SecBPMN-GPT: A Hybrid LLM & Rule-Based Framework for Automating Security Annotation in Business Process Models

Secure-by-design business process modeling requires the explicit integration of security requirements into process models, yet this remains largely manual. The Security Business Process Model and Notation (SecBPMN) standard provides a formal means of expressing such constraints but lacks scalable automation methods. This thesis presents an end-to-end hybrid framework that combines rule-based and large language models (LLMs) to automate the extraction and generation of SecBPMN annotations from natural-language process descriptions. The proposed pipeline integrates process normalization, LLM-driven constraint extraction, LLM-based schema mapping, and reconstruction into valid SecBPMN XML models, effectively bridging the gap between unstructured text and formal security representations. The framework was evaluated on 27 text–SecBPMN pairs using three annotation strategies such as Prompt Engineering, Retrieval-Augmented Generation (RAG), and STS-ML guidance extraction across GPT-4.1-mini and Mistral-small models. Post-mapping schema enforcement improved both accuracy and structural validity, increasing average F1-scores by 8–12% and reducing spurious annotations by nearly 50%. GPT-4.1-mini achieved the highest accuracy (F1 = 0.715 for simple processes), while Mistral-small demonstrated superior efficiency and lower latency. Correlation analysis between objective metrics and LLM-as-Judge evaluations revealed strong alignment, indicating that language models can act as consistent evaluators of annotation quality.

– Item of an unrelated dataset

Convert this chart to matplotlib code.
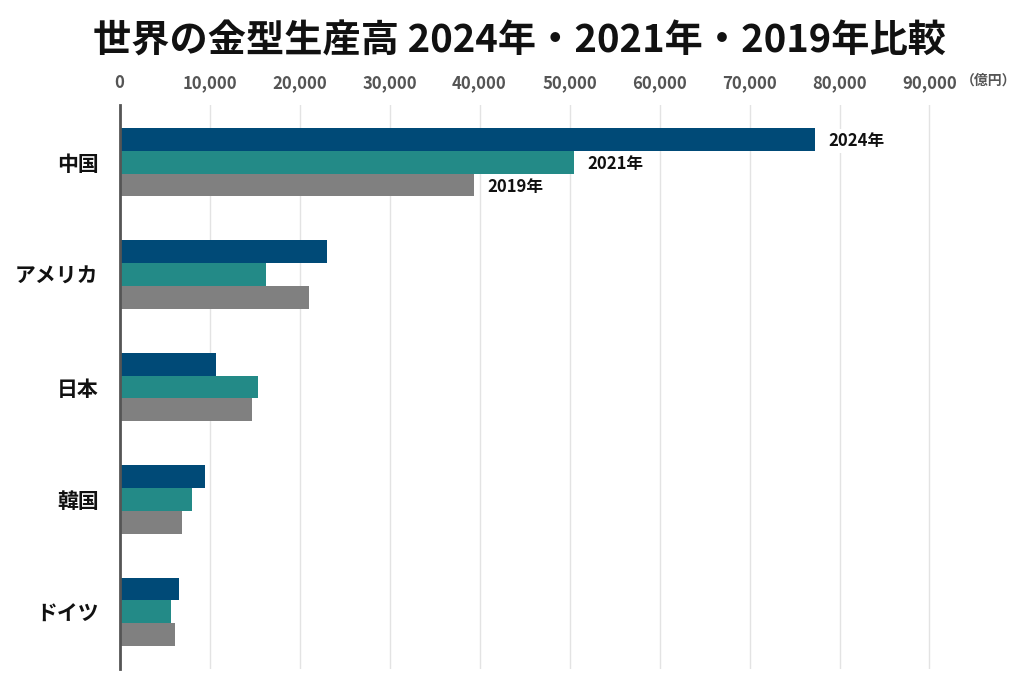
import matplotlib
matplotlib.use("Agg")
import matplotlib.pyplot as plt
import numpy as np

plt.rcParams["font.family"] = ["Noto Sans CJK JP", "DejaVu Sans"]

# 世界の金型生産高（億円）
countries = ["中国", "アメリカ", "日本", "韓国", "ドイツ"]
years = ["2024年", "2021年", "2019年"]
v2024 = [77300, 23000, 10700, 9450, 6600]
v2021 = [50500, 16300, 15400, 8000, 5700]
v2019 = [39400, 21000, 14700, 6900, 6200]
colors = ["#004A77", "#238A87", "#808080"]
xticks = list(range(0, 90001, 10000))

W, H = 1024, 683
fig = plt.figure(figsize=(W / 100, H / 100), dpi=100)
# axes placed in pixel coordinates of the reference
left, right, top, bottom = 119.5, 956, 105, 669
ax = fig.add_axes([left / W, 1 - bottom / H, (right - left) / W, (bottom - top) / H])

y = np.arange(len(countries))
h = 0.204
for k, (vals, c) in enumerate(zip([v2024, v2021, v2019], colors)):
    ax.barh(y + (k - 1) * h, vals, height=h, color=c, zorder=2)

# Jahres-Labels nur beim ersten Land
for k, vals in enumerate([v2024, v2021, v2019]):
    ax.text(vals[0] + 1500, y[0] + (k - 1) * h + 0.02, years[k], va="center", ha="left",
            fontsize=12, fontweight="bold", color="#111111", zorder=3,
            bbox=dict(facecolor="white", edgecolor="none", pad=2))

ax.set_xlim(0, (right - left) / 9.0 * 1000)
ax.set_ylim(len(countries) - 0.493, -0.507)
ax.set_xticks(xticks)
ax.set_xticklabels([f"{t:,}" for t in xticks])
ax.xaxis.tick_top()
ax.tick_params(axis="x", length=0, pad=9, labelsize=12, labelcolor="#555555")
for lab in ax.get_xticklabels():
    lab.set_fontweight("bold")
ax.set_yticks(y)
ax.set_yticklabels(countries, fontsize=15, fontweight="bold", color="#111111")
ax.tick_params(axis="y", length=0, pad=15)

ax.grid(axis="x", color="#e3e3e3", lw=1, zorder=0)
for s in ["top", "right", "bottom"]:
    ax.spines[s].set_visible(False)
ax.spines["left"].set_color("#555555")
ax.spines["left"].set_linewidth(2)
ax.spines["left"].set_zorder(4)

fig.text(961 / W, 1 - 81 / H, "（億円）", fontsize=10, fontweight="bold", color="#555555",
         va="center", ha="left")
fig.text(0.507, 1 - 41 / H, "世界の金型生産高 2024年・2021年・2019年比較", fontsize=27.5,
         fontweight="bold", ha="center", va="center", color="#111111")

fig.savefig("out.png", dpi=100, facecolor="white")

Compared with human experts, the SecBPMN-GPT framework achieved higher annotation accuracy (F1 = 0.516) while reducing annotation time by 95%. Overall, the results demonstrate that the proposed hybrid LLM– and rule-based framework advances the automation of security annotation in business process models, offering a scalable foundation for secure-by-design process engineering and opening pathways toward intelligent, regulation-aware workflow generation in future systems.